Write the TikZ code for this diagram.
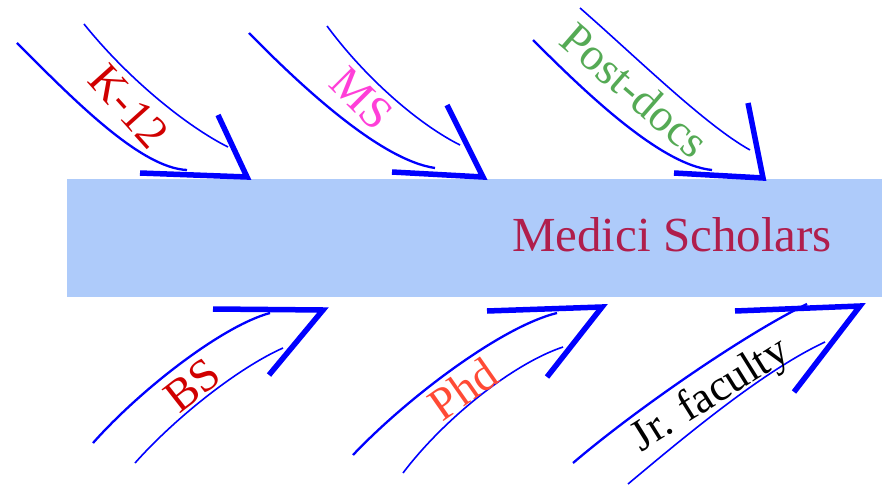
\documentclass[tikz,border=0pt]{standalone}
\usepackage{fontspec}
\setmainfont{Liberation Serif}
\definecolor{barblue}{HTML}{AECBFA}
\definecolor{medici}{HTML}{B01E4C}
\definecolor{kred}{HTML}{D00000}
\definecolor{msmag}{HTML}{FF3FD8}
\definecolor{pdgreen}{HTML}{55AA55}
\definecolor{phdred}{HTML}{FF4A35}
\begin{document}
\begin{tikzpicture}[x=1pt,y=-1pt,
  outerline/.style={blue,line width=2.3pt},
  innerline/.style={blue,line width=1.6pt},
  headline/.style={blue,line width=5.5pt,line join=miter,miter limit=10},
  lbl/.style={inner sep=0pt,font=\fontsize{46}{50}\selectfont}]
\useasboundingbox (0,0) rectangle (882,486);
% main bar
\fill[barblue] (67,179) rectangle (882,297);
\node[inner sep=0pt,text=medici,font=\fontsize{49}{54}\selectfont] (main) at (672,235) {Medici Scholars};

% ---- K-12
\draw[outerline] (17,43) .. controls (72,98) and (140,168) .. (187,170);
\draw[innerline] (84,24) .. controls (129,80) and (188,127) .. (228,147);
\draw[headline] (140,173) -- (247,177) -- (218,115);
\node[lbl,text=kred,rotate=-48] (k12) at (129,106) {K-12};

% ---- MS
\draw[outerline] (249,33) .. controls (300,85) and (380,160) .. (435,168);
\draw[innerline] (327,26) .. controls (367,80) and (420,125) .. (460,145);
\draw[headline] (392,172) -- (483,177) -- (447,105);
\node[lbl,text=msmag,rotate=-45] (ms) at (362,98) {MS};

% ---- Post-docs
\draw[outerline] (533,40) .. controls (583,90) and (660,165) .. (712,170);
\draw[innerline] (580,8) .. controls (635,56) and (705,125) .. (750,150);
\draw[headline] (674,173) -- (763,178) -- (748,103);
\node[lbl,text=pdgreen,rotate=-41] (pd) at (635,90) {Post-docs};

% ---- BS
\draw[outerline] (93,443) .. controls (140,390) and (222,326) .. (270,313);
\draw[innerline] (135,463) .. controls (175,418) and (238,368) .. (283,348);
\draw[headline] (213,309) -- (323,310) -- (269,375);
\node[lbl,text=kred,rotate=38] (bs) at (192,385) {BS};

% ---- Phd
\draw[outerline] (353,455) .. controls (405,400) and (500,327) .. (557,313);
\draw[innerline] (403,473) .. controls (443,420) and (512,364) .. (563,347);
\draw[headline] (487,311) -- (602,307) -- (547,377);
\node[lbl,text=phdred,rotate=35] (phd) at (463,389) {Phd};

% ---- Jr. faculty
\draw[outerline] (573,463) .. controls (635,410) and (745,334) .. (807,304);
\draw[innerline] (628,484) .. controls (690,432) and (765,370) .. (825,342);
\draw[headline] (735,311) -- (860,306) -- (794,392);
\node[lbl,text=black,rotate=32,font=\fontsize{44}{48}\selectfont] (jr) at (711,396) {Jr. faculty};
\end{tikzpicture}
\end{document}
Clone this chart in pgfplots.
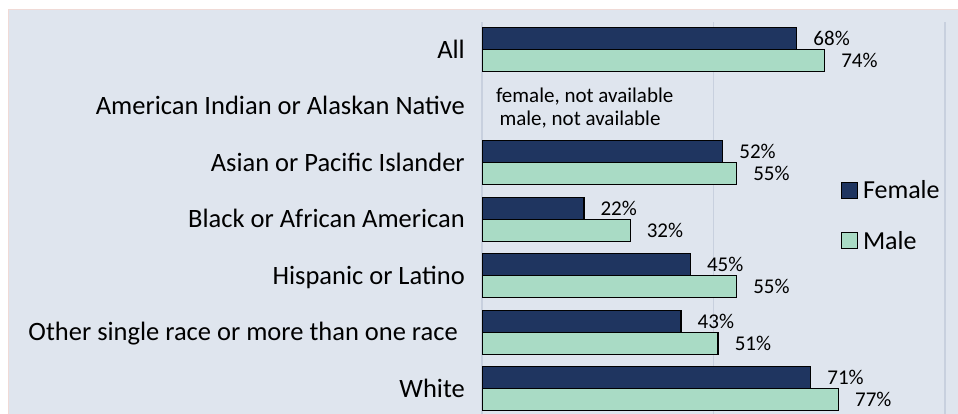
\documentclass[border=0pt]{standalone}
\usepackage{fontspec}
\setmainfont{Carlito}
\usepackage{pgfplots}
\pgfplotsset{compat=1.18}
\definecolor{bg}{RGB}{223,229,238}
\definecolor{navy}{RGB}{31,53,96}
\definecolor{mint}{RGB}{169,219,197}
\definecolor{gridc}{RGB}{200,208,222}
\definecolor{edgec}{RGB}{240,218,214}
\begin{document}
\begin{tikzpicture}[x=1pt,y=1pt]
\path[use as bounding box] (0,0) rectangle (958,414);
\clip (0,0) rectangle (958,414);
\fill[white] (0,0) rectangle (958,414);
\filldraw[fill=bg, draw=edgec, line width=0.8pt] (8,-5) rectangle (963,405);
\begin{axis}[
  at={(482pt,-3pt)}, anchor=south west, scale only axis,
  width=463pt, height=395.5pt,
  xmin=0, xmax=100, ymin=-0.5, ymax=6.5,
  xtick={0,50,100}, xticklabels={}, xmajorgrids,
  major grid style={draw=gridc, line width=1.2pt},
  ytick={0,1,2,3,4,5,6},
  yticklabels={White, Other single race or more than one race\hspace*{7pt}, Hispanic or Latino, Black or African American, Asian or Pacific Islander, American Indian or Alaskan Native, All},
  yticklabel style={font=\fontsize{26.5}{30}\selectfont, anchor=base east, inner sep=0pt, xshift=-17pt, yshift=-8.5pt},
  axis line style={draw=none}, tick style={draw=none},
  point meta=x,
  nodes near coords={\pgfmathprintnumber[assume math mode=true]{\pgfplotspointmeta}\%},
  nodes near coords style={font=\fontsize{21}{24}\selectfont, anchor=west, inner sep=0pt, xshift=16pt, text=black},
  legend style={draw=none, fill=none, at={(0.7745,0.606)}, anchor=north west, inner sep=0pt,
    font=\fontsize{26}{30}\selectfont, row sep=25pt, nodes={inner sep=3pt}},
  legend cell align=left,
]
\addplot[xbar, bar width=22pt, bar shift=11pt, fill=navy, draw=black, line width=1.3pt,
  nodes near coords style={yshift=11pt},
  legend image code/.code={\draw[fill=navy, draw=black, line width=1.2pt] (0pt,-8pt) rectangle (16pt,8pt);}]
  coordinates {(68,6) (52,4) (22,3) (45,2) (43,1) (71,0)};
\addlegendentry{\hspace*{2pt}Female}
\addplot[xbar, bar width=22pt, bar shift=-11pt, fill=mint, draw=black, line width=1.3pt,
  nodes near coords style={yshift=-11pt},
  legend image code/.code={\draw[fill=mint, draw=black, line width=1.2pt] (0pt,-8pt) rectangle (16pt,8pt);}]
  coordinates {(74,6) (55,4) (32,3) (55,2) (51,1) (77,0)};
\addlegendentry{\hspace*{2pt}Male}
\node[anchor=base west, inner sep=0pt, font=\fontsize{21}{24}\selectfont, yshift=3.75pt] at (axis cs:3,5) {female, not available};
\node[anchor=base west, inner sep=0pt, font=\fontsize{21}{24}\selectfont, yshift=-19pt] at (axis cs:3,5) {\hspace*{3.5pt}male, not available};
\end{axis}
\end{tikzpicture}
\end{document}
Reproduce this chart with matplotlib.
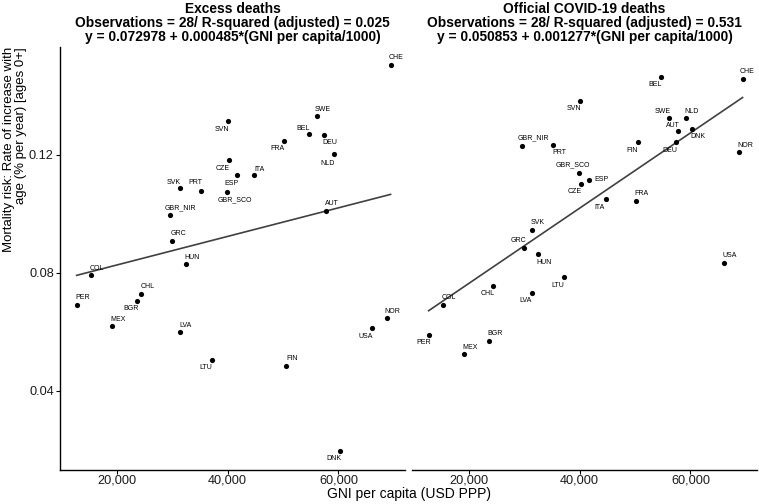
import numpy as np
import matplotlib.pyplot as plt
from matplotlib.ticker import FuncFormatter

plt.rcParams['font.family'] = ['Liberation Sans', 'DejaVu Sans']

# ---------- data ----------
countries = ["PER", "COL", "MEX", "BGR", "CHL", "GBR_NIR", "GRC", "SVK", "LVA", "HUN",
             "PRT", "LTU", "SVN", "GBR_SCO", "CZE", "ESP", "ITA", "FRA", "FIN", "BEL",
             "SWE", "DEU", "AUT", "NLD", "DNK", "USA", "NOR", "CHE"]
gni = [12800, 15300, 19250, 23750, 24450, 29700, 30050, 31400, 31350, 32600,
       35200, 37150, 40000, 39950, 40250, 41750, 44700, 50100, 50550, 54750,
       56100, 57350, 57800, 59150, 60350, 66050, 68750, 69400]
excess = [0.0690, 0.0793, 0.0620, 0.0706, 0.0729, 0.0998, 0.0910, 0.1087, 0.0599, 0.0829,
          0.1078, 0.0506, 0.1315, 0.1075, 0.1182, 0.1132, 0.1132, 0.1248, 0.0485, 0.1271,
          0.1332, 0.1268, 0.1011, 0.1202, 0.0197, 0.0612, 0.0646, 0.1505]
official = [0.0590, 0.0693, 0.0524, 0.0570, 0.0756, 0.1232, 0.0886, 0.0946, 0.0733, 0.0863,
            0.1234, 0.0786, 0.1383, 0.1138, 0.1102, 0.1115, 0.1050, 0.1044, 0.1243, 0.1465,
            0.1325, 0.1243, 0.1281, 0.1324, 0.1289, 0.0834, 0.1210, 0.1458]

# regression coefficients (intercept, slope per 1000 USD)
coef_excess = [0.072978, 0.000485]
coef_official = [0.050853, 0.001277]

titles = [
    "Excess deaths\nObservations = 28/ R-squared (adjusted) = 0.025\n"
    "y = 0.072978 + 0.000485*(GNI per capita/1000)",
    "Official COVID-19 deaths\nObservations = 28/ R-squared (adjusted) = 0.531\n"
    "y = 0.050853 + 0.001277*(GNI per capita/1000)",
]

# label offsets in pixels (dx right, dy down) - repel style
off_excess = {
    "SWE": (6, -7), "SVN": (-6, 8), "BEL": (-6, -6), "DEU": (6, 8), "FRA": (-6, 8),
    "NLD": (-6, 9), "CZE": (-6, 8), "ITA": (6, -6), "ESP": (-6, 8), "SVK": (-6, -6),
    "PRT": (-6, -8), "GBR_SCO": (8, 8), "GBR_NIR": (10, -7), "AUT": (6, -7),
    "GRC": (6, -7), "CHE": (5, -7), "HUN": (6, -7), "COL": (6, -7), "PER": (6, -8),
    "CHL": (6, -7), "BGR": (-6, 8), "MEX": (6, -7), "LVA": (6, -7), "USA": (-6, 8),
    "LTU": (-6, 8), "FIN": (6, -7), "DNK": (-6, 8), "NOR": (5, -7),
}
off_official = {
    "CHE": (4, -7), "BEL": (-6, 8), "SVN": (-6, 8), "SWE": (-6, -7), "NLD": (6, -7),
    "AUT": (-5, -6), "DNK": (6, 8), "DEU": (-6, 8), "FIN": (-6, 8), "GBR_NIR": (11, -8),
    "PRT": (6, 8), "GBR_SCO": (-6, -8), "ESP": (12, -1), "CZE": (-6, 8), "ITA": (-6, 8),
    "FRA": (6, -7), "SVK": (6, -7), "GRC": (-6, -7), "HUN": (6, 8), "USA": (6, -7),
    "LTU": (-6, 8), "CHL": (-6, 8), "LVA": (-6, 8), "COL": (6, -7), "PER": (-5, 8),
    "BGR": (6, -7), "MEX": (6, -7),
}

fig = plt.figure(figsize=(7.59, 5.04), dpi=100)
W, H = 759, 504
ax1 = fig.add_axes([60 / W, 1 - 470 / H, 345 / W, 423 / H])
ax2 = fig.add_axes([412 / W, 1 - 470 / H, 345 / W, 423 / H])

xs = np.array(gni)
xline = np.array([xs.min(), xs.max()])

panels = [(ax1, excess, coef_excess, off_excess, titles[0]),
          (ax2, official, coef_official, off_official, titles[1])]

for ax, yvals, coef, offs, title in panels:
    ax.plot(xline, coef[0] + coef[1] * xline / 1000, color="#404040", lw=1.2, zorder=2)
    ax.scatter(gni, yvals, s=14, color="black", zorder=3, linewidths=0)
    for c, x, y in zip(countries, gni, yvals):
        dx, dy = offs.get(c, (6, -7))
        ax.annotate(c, (x, y), xytext=(dx * 0.72, -dy * 0.72), textcoords="offset points",
                    ha="center", va="center", fontsize=5, color="black")

    ax.set_xlim(9800, 72000)
    ax.set_ylim(0.0132, 0.1566)
    ax.set_xticks([20000, 40000, 60000])
    ax.xaxis.set_major_formatter(FuncFormatter(lambda v, p: f"{int(v):,}"))
    ax.tick_params(axis="x", labelsize=9.2, length=3, width=0.8, colors="black",
                   labelcolor="#1a1a1a", pad=0.5)
    for s in ["top", "right"]:
        ax.spines[s].set_visible(False)
    ax.spines["bottom"].set_linewidth(1.0)
    ax.set_title(title, fontsize=9.9, fontweight="bold", linespacing=1.0, pad=4)

ax1.set_yticks([0.04, 0.08, 0.12])
ax1.yaxis.set_major_formatter(FuncFormatter(lambda v, p: f"{v:.2f}"))
ax1.tick_params(axis="y", labelsize=9.2, length=3, width=0.8, labelcolor="#1a1a1a", pad=1.5)
ax1.spines["left"].set_linewidth(1.0)
ax1.set_ylabel("Mortality risk: Rate of increase with\nage (% per year) [ages 0+]",
               fontsize=9.5, linespacing=1.1, labelpad=1, loc="top")

ax2.spines["left"].set_visible(False)
ax2.set_yticks([])

fig.text((60 + 757) / 2 / W, 1 - 494 / H, "GNI per capita (USD PPP)",
         ha="center", va="center", fontsize=10)

fig.savefig("out.png", dpi=100)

———

Quote, exactly and only, the lines from the first line of the data above through the line containing "(bs) at (192,385)". The pictures do not belong in it.

Write the TikZ code for this diagram.
\documentclass[tikz,border=0pt]{standalone}
\usepackage{fontspec}
\setmainfont{Liberation Serif}
\definecolor{barblue}{HTML}{AECBFA}
\definecolor{medici}{HTML}{B01E4C}
\definecolor{kred}{HTML}{D00000}
\definecolor{msmag}{HTML}{FF3FD8}
\definecolor{pdgreen}{HTML}{55AA55}
\definecolor{phdred}{HTML}{FF4A35}
\begin{document}
\begin{tikzpicture}[x=1pt,y=-1pt,
  outerline/.style={blue,line width=2.3pt},
  innerline/.style={blue,line width=1.6pt},
  headline/.style={blue,line width=5.5pt,line join=miter,miter limit=10},
  lbl/.style={inner sep=0pt,font=\fontsize{46}{50}\selectfont}]
\useasboundingbox (0,0) rectangle (882,486);
% main bar
\fill[barblue] (67,179) rectangle (882,297);
\node[inner sep=0pt,text=medici,font=\fontsize{49}{54}\selectfont] (main) at (672,235) {Medici Scholars};

% ---- K-12
\draw[outerline] (17,43) .. controls (72,98) and (140,168) .. (187,170);
\draw[innerline] (84,24) .. controls (129,80) and (188,127) .. (228,147);
\draw[headline] (140,173) -- (247,177) -- (218,115);
\node[lbl,text=kred,rotate=-48] (k12) at (129,106) {K-12};

% ---- MS
\draw[outerline] (249,33) .. controls (300,85) and (380,160) .. (435,168);
\draw[innerline] (327,26) .. controls (367,80) and (420,125) .. (460,145);
\draw[headline] (392,172) -- (483,177) -- (447,105);
\node[lbl,text=msmag,rotate=-45] (ms) at (362,98) {MS};

% ---- Post-docs
\draw[outerline] (533,40) .. controls (583,90) and (660,165) .. (712,170);
\draw[innerline] (580,8) .. controls (635,56) and (705,125) .. (750,150);
\draw[headline] (674,173) -- (763,178) -- (748,103);
\node[lbl,text=pdgreen,rotate=-41] (pd) at (635,90) {Post-docs};

% ---- BS
\draw[outerline] (93,443) .. controls (140,390) and (222,326) .. (270,313);
\draw[innerline] (135,463) .. controls (175,418) and (238,368) .. (283,348);
\draw[headline] (213,309) -- (323,310) -- (269,375);
\node[lbl,text=kred,rotate=38] (bs) at (192,385) {BS};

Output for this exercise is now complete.